## begin AVAILABLE RECORDS

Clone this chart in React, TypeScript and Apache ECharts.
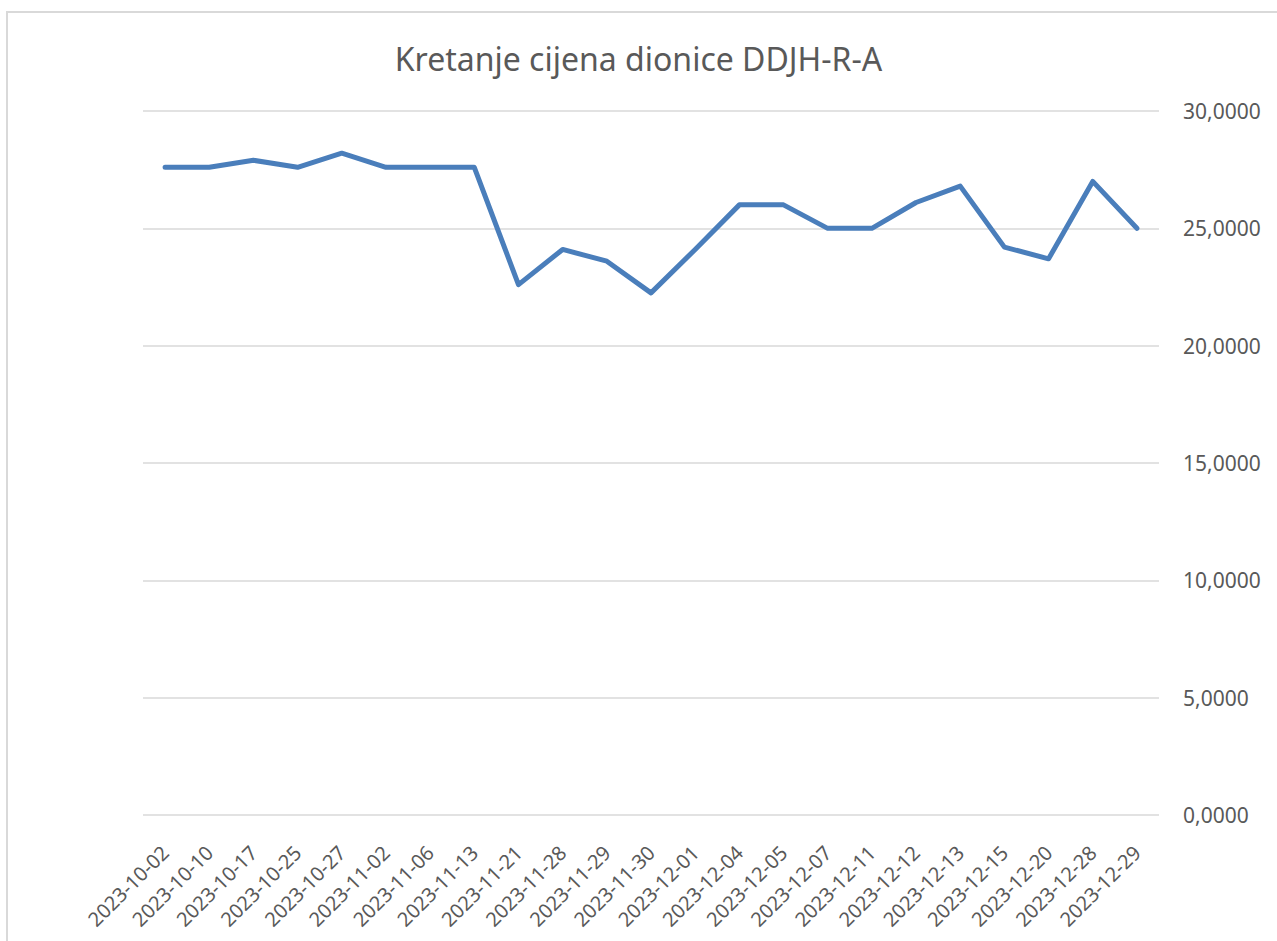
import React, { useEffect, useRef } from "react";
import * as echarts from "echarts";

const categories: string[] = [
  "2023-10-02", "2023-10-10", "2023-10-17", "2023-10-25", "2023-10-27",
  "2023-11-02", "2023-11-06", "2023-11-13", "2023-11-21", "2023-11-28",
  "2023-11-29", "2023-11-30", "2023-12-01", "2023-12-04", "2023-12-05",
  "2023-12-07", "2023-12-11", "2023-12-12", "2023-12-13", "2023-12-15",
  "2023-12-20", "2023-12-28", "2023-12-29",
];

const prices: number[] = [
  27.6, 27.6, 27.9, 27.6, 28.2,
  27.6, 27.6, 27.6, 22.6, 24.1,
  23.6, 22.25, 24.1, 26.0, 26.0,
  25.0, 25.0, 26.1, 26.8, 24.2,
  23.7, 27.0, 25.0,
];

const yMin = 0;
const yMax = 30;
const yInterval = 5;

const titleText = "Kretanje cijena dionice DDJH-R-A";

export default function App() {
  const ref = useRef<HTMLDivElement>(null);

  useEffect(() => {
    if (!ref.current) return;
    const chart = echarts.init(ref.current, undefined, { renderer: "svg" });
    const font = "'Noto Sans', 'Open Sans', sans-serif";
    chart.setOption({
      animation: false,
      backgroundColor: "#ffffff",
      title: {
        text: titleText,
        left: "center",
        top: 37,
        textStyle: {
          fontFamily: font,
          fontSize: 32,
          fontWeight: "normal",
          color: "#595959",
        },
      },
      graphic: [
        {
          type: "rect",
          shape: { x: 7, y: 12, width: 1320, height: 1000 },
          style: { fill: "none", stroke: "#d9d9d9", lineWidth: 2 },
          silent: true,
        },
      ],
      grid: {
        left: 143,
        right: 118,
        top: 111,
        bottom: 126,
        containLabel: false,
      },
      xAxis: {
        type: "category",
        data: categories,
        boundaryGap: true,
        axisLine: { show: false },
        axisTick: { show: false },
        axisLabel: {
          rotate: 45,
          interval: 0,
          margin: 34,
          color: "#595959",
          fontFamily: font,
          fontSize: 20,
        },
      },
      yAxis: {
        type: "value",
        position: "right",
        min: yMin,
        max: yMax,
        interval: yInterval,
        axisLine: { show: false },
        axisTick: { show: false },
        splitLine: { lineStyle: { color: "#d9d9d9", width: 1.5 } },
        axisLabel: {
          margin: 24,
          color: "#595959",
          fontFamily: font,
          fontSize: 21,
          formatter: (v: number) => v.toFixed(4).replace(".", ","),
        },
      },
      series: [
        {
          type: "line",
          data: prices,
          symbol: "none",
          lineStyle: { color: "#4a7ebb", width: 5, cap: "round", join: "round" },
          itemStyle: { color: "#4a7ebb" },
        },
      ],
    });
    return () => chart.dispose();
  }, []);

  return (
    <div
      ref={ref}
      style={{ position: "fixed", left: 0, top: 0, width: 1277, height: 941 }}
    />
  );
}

## end AVAILABLE RECORDS
## begin AVAILABLE RECORDS

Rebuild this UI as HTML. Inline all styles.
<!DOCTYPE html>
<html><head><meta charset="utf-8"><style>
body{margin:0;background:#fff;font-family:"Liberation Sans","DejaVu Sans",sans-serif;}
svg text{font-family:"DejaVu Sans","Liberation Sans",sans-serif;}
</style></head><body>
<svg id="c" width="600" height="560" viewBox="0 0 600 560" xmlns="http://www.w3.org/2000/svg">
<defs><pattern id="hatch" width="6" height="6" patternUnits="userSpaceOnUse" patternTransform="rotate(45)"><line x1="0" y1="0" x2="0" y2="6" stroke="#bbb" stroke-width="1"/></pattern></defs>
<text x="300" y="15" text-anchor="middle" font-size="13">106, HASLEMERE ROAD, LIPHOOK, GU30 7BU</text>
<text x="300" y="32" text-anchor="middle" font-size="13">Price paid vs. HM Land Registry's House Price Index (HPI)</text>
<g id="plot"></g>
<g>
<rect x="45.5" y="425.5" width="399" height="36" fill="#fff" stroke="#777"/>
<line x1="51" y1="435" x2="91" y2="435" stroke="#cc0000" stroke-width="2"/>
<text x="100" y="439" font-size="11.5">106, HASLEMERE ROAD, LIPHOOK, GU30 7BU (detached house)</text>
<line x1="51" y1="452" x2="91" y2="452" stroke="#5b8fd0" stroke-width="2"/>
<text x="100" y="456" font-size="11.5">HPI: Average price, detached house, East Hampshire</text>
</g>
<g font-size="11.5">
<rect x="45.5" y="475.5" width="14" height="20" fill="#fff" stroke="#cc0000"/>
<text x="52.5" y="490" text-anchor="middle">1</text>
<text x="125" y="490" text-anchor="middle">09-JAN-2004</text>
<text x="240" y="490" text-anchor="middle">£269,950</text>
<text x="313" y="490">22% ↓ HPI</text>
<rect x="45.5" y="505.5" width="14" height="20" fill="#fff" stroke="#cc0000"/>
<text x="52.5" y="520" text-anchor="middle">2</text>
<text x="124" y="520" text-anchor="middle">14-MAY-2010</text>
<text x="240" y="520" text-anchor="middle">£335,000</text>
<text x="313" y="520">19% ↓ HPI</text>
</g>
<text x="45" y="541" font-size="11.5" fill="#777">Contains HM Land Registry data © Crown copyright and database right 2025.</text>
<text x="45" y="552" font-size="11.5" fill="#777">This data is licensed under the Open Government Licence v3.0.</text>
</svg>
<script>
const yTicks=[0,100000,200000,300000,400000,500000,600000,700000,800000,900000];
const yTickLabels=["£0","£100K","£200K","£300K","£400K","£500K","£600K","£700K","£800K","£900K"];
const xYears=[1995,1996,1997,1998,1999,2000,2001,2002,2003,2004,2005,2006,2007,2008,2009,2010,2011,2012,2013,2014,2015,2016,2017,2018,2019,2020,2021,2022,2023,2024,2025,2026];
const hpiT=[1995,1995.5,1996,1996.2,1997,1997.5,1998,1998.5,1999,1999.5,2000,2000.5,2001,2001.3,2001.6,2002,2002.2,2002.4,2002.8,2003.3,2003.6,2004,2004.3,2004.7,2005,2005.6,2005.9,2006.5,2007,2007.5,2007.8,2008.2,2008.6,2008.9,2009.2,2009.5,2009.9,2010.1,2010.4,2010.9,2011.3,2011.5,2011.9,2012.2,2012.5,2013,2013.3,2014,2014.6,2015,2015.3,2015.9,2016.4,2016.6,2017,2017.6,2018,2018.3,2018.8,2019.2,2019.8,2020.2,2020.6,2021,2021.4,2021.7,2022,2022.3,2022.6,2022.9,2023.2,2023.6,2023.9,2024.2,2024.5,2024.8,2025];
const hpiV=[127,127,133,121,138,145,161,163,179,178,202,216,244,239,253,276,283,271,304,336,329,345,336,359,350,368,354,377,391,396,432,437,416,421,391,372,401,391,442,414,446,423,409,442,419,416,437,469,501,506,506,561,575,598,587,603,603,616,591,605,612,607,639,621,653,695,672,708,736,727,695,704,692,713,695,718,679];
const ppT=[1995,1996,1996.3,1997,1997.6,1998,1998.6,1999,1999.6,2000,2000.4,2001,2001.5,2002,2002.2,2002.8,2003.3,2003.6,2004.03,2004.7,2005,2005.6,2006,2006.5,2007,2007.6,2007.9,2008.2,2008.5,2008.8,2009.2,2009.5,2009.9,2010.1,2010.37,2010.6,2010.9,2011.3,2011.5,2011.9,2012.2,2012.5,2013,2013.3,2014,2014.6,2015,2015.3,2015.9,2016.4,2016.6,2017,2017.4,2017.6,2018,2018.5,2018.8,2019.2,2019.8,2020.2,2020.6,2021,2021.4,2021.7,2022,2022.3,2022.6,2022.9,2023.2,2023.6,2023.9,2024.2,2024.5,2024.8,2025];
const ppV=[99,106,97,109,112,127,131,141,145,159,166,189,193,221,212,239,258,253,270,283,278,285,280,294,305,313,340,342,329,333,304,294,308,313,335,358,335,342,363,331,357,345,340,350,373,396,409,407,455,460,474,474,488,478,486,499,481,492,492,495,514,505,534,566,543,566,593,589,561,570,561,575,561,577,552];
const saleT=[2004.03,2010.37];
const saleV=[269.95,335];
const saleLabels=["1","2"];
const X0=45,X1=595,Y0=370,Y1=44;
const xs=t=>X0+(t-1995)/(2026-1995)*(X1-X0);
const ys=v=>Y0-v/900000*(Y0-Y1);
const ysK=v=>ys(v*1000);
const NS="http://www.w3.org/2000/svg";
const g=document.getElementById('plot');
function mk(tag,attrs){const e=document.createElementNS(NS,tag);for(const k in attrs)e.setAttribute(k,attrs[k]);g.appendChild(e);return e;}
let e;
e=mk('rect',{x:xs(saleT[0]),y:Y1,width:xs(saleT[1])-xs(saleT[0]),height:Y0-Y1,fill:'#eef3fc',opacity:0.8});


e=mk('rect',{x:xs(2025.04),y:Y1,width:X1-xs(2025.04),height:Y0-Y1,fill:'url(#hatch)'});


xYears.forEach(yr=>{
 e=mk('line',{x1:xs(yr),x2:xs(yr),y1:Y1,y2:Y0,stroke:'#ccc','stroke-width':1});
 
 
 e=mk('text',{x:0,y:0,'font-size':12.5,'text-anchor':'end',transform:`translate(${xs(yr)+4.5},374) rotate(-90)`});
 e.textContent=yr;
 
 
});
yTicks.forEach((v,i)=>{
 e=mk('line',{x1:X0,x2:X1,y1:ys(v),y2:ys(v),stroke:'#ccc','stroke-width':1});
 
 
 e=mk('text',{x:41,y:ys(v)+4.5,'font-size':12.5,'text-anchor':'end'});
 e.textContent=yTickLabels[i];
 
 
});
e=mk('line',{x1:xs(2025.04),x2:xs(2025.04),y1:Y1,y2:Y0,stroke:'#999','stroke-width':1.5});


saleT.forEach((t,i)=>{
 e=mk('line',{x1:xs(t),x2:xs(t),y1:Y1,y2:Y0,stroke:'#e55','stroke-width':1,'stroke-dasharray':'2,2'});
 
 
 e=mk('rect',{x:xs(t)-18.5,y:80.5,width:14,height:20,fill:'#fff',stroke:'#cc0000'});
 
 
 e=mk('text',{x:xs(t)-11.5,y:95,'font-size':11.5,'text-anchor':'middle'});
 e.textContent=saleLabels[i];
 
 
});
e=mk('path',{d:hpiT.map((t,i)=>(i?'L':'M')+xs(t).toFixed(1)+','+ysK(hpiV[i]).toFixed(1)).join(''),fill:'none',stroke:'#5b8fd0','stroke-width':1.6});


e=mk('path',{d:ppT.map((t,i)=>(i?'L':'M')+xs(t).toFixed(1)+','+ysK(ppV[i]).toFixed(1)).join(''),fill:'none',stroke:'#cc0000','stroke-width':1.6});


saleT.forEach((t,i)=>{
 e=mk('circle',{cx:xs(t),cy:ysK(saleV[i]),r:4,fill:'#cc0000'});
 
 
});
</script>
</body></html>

## end AVAILABLE RECORDS

SHORT EXERCISE
Omit all pictures and repeat exactly the lines from the one containing "Clone this chart" through the one containing "const ref = useRef<HTMLDivElement>(null);", ends included, with nothing added.

FINISHED ANSWER
Clone this chart in React, TypeScript and Apache ECharts.
import React, { useEffect, useRef } from "react";
import * as echarts from "echarts";

const categories: string[] = [
  "2023-10-02", "2023-10-10", "2023-10-17", "2023-10-25", "2023-10-27",
  "2023-11-02", "2023-11-06", "2023-11-13", "2023-11-21", "2023-11-28",
  "2023-11-29", "2023-11-30", "2023-12-01", "2023-12-04", "2023-12-05",
  "2023-12-07", "2023-12-11", "2023-12-12", "2023-12-13", "2023-12-15",
  "2023-12-20", "2023-12-28", "2023-12-29",
];

const prices: number[] = [
  27.6, 27.6, 27.9, 27.6, 28.2,
  27.6, 27.6, 27.6, 22.6, 24.1,
  23.6, 22.25, 24.1, 26.0, 26.0,
  25.0, 25.0, 26.1, 26.8, 24.2,
  23.7, 27.0, 25.0,
];

const yMin = 0;
const yMax = 30;
const yInterval = 5;

const titleText = "Kretanje cijena dionice DDJH-R-A";

export default function App() {
  const ref = useRef<HTMLDivElement>(null);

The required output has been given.